> **BRIEF**: Pictures excluded, reproduce exactly the lines below from the one with "Recreate this image" through the one with "const yearDrop = [28, 38, 44];", both included.

> **STORED RECORDS**:
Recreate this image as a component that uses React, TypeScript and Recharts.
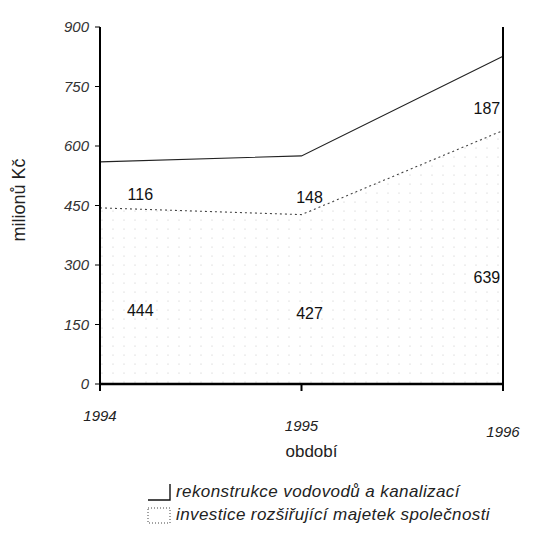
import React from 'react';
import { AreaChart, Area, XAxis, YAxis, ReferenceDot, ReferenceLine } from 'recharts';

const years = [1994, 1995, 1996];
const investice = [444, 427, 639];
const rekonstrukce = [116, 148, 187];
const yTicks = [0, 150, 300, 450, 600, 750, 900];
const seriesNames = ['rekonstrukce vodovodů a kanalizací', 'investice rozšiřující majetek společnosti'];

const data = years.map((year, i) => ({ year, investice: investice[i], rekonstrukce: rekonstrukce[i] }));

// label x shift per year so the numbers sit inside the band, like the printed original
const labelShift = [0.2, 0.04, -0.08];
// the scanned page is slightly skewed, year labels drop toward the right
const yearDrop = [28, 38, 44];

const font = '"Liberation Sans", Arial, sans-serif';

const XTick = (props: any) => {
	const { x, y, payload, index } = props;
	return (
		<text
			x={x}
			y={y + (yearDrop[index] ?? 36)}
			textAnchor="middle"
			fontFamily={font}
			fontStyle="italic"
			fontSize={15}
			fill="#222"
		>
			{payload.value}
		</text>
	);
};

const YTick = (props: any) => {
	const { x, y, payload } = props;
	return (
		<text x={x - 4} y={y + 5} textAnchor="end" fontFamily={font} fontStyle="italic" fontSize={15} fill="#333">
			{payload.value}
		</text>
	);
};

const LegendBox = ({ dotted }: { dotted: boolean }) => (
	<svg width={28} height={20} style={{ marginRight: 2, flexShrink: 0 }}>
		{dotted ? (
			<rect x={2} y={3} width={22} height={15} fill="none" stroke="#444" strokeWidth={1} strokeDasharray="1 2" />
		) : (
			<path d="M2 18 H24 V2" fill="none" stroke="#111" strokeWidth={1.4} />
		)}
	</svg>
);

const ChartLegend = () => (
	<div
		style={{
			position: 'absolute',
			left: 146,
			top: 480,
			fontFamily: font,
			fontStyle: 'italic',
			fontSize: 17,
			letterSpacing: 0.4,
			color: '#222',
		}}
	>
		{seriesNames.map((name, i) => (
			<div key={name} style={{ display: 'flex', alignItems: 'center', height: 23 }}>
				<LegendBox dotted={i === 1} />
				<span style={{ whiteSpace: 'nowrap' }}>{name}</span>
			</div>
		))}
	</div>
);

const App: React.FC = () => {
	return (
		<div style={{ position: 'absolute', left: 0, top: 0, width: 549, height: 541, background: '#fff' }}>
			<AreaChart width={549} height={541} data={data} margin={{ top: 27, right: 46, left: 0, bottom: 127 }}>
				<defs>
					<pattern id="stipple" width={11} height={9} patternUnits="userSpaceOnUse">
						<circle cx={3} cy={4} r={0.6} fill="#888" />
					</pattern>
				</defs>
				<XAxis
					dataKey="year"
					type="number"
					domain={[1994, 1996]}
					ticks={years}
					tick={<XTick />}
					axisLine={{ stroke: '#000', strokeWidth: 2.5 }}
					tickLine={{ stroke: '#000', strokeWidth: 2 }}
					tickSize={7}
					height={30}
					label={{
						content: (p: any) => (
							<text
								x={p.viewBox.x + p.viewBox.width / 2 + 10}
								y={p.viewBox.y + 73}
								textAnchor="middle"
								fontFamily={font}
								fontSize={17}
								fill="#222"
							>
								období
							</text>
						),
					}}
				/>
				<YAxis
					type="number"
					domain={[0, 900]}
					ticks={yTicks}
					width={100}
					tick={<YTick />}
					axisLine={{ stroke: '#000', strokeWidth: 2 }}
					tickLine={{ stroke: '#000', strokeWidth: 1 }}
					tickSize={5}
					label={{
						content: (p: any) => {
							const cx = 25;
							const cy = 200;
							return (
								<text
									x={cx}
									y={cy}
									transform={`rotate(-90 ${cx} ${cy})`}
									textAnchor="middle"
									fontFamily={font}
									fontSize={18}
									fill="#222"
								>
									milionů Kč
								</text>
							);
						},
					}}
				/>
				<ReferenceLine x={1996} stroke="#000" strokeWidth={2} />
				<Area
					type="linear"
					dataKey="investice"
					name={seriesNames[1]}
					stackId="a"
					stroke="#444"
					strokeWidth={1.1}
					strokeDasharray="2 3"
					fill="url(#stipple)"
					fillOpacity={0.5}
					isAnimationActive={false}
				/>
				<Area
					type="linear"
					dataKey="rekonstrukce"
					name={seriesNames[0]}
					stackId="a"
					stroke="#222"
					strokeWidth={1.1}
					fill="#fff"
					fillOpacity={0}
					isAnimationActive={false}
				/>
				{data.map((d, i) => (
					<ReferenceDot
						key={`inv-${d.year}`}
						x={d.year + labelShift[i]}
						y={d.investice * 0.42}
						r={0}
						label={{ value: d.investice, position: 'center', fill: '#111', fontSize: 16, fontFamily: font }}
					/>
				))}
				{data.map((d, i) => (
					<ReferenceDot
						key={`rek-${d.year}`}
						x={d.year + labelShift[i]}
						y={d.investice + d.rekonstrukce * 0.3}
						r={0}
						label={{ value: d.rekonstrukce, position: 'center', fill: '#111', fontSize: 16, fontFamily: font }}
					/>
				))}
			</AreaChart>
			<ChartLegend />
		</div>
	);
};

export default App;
==
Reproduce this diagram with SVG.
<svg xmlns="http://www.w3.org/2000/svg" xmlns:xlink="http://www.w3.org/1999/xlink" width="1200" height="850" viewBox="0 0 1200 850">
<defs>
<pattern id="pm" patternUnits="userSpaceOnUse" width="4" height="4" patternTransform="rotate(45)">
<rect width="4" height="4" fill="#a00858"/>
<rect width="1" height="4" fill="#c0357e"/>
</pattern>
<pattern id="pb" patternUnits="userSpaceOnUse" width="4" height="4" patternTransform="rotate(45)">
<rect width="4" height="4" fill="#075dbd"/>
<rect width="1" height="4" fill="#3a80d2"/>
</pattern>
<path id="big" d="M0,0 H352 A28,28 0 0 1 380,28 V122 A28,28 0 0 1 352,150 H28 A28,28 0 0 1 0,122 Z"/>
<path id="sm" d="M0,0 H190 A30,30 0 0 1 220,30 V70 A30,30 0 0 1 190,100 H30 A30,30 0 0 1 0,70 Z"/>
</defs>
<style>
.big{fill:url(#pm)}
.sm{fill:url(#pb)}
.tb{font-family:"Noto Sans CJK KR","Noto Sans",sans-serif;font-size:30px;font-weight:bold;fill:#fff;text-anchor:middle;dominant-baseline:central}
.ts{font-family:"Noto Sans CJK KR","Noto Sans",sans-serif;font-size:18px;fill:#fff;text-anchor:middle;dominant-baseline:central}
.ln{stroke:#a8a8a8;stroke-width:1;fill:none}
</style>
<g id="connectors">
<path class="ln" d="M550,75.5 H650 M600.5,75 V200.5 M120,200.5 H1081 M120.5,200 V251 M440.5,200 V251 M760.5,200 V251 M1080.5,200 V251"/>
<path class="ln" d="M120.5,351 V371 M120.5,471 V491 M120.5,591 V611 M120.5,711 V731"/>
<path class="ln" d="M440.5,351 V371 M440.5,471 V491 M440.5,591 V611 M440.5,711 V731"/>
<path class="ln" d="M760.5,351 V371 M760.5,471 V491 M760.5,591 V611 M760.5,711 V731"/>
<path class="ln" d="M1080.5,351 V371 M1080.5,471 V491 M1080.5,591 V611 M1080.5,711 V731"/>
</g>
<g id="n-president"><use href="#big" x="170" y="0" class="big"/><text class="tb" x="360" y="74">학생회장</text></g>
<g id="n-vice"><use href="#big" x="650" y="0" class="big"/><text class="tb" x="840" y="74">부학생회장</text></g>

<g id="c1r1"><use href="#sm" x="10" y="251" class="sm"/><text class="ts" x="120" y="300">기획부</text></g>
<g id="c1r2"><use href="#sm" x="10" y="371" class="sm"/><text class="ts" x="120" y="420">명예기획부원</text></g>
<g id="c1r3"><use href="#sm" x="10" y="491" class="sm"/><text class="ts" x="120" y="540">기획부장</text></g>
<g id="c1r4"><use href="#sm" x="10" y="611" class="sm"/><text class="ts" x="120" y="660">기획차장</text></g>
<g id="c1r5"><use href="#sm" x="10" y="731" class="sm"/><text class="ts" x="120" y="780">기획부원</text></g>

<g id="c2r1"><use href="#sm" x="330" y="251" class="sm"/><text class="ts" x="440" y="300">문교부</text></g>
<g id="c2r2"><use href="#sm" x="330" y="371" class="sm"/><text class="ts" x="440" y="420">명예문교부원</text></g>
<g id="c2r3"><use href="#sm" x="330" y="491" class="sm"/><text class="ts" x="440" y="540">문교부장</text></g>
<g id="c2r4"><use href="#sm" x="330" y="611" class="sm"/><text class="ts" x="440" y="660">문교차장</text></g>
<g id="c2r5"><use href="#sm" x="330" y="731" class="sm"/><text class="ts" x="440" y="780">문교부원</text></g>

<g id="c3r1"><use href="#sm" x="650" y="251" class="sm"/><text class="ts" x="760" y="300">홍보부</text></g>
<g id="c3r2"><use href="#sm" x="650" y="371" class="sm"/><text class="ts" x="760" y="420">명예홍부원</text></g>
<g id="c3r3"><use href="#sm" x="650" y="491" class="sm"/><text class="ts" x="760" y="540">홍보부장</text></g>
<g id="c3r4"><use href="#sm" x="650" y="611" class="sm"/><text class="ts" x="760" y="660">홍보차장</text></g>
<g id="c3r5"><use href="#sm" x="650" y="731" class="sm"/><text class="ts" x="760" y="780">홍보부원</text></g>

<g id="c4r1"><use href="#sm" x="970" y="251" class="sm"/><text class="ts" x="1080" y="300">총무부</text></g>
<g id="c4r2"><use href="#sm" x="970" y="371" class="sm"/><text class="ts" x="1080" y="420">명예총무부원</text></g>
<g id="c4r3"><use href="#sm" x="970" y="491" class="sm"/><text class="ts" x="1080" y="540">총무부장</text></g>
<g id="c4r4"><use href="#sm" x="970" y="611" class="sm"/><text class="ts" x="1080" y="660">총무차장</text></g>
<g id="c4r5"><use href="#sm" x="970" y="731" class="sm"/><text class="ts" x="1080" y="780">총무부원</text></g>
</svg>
==
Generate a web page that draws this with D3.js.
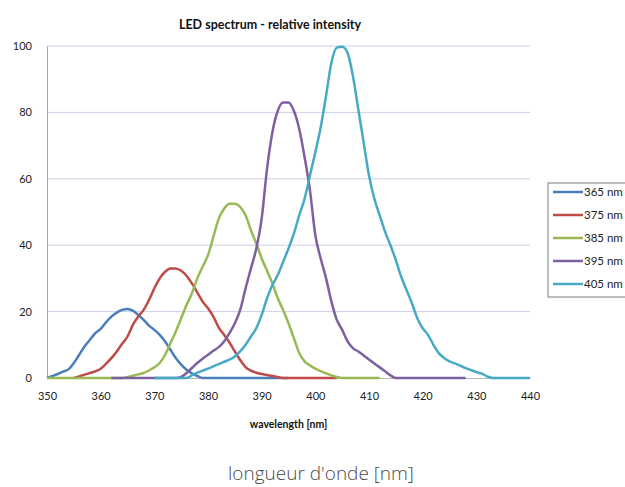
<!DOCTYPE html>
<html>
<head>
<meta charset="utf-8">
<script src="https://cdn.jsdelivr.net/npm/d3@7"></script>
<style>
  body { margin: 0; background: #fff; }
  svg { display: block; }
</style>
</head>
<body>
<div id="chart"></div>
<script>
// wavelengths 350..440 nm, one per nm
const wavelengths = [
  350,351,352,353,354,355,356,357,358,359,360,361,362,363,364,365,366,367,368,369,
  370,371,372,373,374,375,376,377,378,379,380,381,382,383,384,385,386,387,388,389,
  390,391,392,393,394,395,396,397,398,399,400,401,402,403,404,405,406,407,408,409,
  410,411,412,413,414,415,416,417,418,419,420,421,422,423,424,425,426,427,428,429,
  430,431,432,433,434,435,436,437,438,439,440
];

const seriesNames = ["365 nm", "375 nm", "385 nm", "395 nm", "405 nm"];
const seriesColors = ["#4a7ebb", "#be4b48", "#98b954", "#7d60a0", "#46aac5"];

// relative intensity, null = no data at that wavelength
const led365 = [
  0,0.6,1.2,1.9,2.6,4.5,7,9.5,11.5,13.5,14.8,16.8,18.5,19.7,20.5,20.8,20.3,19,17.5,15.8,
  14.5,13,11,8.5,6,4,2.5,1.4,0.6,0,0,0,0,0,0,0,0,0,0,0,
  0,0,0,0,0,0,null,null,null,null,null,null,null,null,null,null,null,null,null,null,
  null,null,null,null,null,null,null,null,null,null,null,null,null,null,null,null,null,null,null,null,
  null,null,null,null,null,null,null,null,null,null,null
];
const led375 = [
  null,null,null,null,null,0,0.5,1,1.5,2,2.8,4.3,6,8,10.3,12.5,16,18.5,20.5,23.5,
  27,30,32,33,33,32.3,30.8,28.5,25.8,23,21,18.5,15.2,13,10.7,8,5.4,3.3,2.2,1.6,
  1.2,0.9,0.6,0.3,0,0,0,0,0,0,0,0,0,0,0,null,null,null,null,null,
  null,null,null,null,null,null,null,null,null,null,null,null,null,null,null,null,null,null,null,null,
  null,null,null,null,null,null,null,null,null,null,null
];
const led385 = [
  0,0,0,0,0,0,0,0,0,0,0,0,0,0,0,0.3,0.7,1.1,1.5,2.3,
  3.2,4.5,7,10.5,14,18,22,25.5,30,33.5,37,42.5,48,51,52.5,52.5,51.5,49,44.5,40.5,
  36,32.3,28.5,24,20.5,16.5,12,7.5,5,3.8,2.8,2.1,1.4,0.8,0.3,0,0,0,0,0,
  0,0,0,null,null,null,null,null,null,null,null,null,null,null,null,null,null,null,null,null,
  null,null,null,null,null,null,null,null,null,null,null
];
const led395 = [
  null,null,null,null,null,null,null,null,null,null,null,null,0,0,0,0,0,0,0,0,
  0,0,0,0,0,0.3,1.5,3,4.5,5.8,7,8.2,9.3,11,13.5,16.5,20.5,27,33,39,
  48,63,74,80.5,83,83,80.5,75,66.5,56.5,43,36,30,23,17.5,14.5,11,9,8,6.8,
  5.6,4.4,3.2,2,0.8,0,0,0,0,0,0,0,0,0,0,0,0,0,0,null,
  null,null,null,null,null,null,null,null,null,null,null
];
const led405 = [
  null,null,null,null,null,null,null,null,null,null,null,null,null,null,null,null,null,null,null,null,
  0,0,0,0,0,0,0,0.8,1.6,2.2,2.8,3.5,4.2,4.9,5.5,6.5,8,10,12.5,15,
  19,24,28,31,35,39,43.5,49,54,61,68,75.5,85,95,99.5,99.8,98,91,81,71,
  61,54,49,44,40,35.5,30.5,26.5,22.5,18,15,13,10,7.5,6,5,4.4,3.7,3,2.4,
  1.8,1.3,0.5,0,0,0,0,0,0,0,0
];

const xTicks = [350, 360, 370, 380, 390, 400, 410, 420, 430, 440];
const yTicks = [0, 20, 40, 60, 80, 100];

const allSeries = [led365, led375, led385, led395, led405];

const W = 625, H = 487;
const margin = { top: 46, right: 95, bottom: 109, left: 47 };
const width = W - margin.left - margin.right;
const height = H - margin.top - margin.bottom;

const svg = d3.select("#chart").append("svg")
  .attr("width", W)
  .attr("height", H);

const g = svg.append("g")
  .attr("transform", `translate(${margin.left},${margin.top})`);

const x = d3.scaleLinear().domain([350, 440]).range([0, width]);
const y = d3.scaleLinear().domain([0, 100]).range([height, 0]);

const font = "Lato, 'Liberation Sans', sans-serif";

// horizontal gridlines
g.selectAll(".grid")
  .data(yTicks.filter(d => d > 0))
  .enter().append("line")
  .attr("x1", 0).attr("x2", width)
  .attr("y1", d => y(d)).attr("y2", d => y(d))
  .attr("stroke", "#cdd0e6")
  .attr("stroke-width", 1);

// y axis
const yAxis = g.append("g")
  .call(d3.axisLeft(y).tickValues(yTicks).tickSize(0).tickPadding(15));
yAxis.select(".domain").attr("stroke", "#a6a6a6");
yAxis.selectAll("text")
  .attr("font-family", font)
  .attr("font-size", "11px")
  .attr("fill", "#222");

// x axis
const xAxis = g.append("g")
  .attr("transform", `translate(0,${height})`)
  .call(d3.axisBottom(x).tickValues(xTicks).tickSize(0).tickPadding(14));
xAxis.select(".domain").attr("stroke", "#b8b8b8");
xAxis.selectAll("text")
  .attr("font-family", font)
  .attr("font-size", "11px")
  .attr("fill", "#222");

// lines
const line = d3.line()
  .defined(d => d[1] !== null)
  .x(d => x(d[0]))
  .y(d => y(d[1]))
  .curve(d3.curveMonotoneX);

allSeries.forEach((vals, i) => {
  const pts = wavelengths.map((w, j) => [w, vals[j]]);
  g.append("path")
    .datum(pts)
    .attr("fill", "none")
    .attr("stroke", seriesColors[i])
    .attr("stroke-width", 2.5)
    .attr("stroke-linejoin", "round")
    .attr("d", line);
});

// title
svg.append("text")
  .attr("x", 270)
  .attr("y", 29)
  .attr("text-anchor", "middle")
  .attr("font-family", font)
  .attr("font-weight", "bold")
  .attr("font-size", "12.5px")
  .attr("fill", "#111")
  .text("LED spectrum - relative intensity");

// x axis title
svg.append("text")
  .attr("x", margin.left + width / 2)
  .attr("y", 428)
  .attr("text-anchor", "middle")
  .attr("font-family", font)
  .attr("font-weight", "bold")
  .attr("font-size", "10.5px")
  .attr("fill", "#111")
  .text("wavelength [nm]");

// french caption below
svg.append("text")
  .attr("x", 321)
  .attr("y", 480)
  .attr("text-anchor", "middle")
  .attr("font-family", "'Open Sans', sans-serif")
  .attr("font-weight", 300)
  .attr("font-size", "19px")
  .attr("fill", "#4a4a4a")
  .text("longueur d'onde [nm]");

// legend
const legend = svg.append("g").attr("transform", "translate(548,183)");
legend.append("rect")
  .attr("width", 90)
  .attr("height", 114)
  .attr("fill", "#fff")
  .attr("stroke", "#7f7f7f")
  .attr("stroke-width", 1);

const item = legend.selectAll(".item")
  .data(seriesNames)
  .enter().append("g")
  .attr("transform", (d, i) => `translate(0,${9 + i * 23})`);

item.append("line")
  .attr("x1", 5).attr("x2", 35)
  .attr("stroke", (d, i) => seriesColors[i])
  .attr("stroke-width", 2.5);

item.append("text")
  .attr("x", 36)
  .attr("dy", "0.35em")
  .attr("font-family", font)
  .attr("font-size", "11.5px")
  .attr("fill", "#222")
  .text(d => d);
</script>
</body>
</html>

> **EXERCISE ANSWER**:
Recreate this image as a component that uses React, TypeScript and Recharts.
import React from 'react';
import { AreaChart, Area, XAxis, YAxis, ReferenceDot, ReferenceLine } from 'recharts';

const years = [1994, 1995, 1996];
const investice = [444, 427, 639];
const rekonstrukce = [116, 148, 187];
const yTicks = [0, 150, 300, 450, 600, 750, 900];
const seriesNames = ['rekonstrukce vodovodů a kanalizací', 'investice rozšiřující majetek společnosti'];

const data = years.map((year, i) => ({ year, investice: investice[i], rekonstrukce: rekonstrukce[i] }));

// label x shift per year so the numbers sit inside the band, like the printed original
const labelShift = [0.2, 0.04, -0.08];
// the scanned page is slightly skewed, year labels drop toward the right
const yearDrop = [28, 38, 44];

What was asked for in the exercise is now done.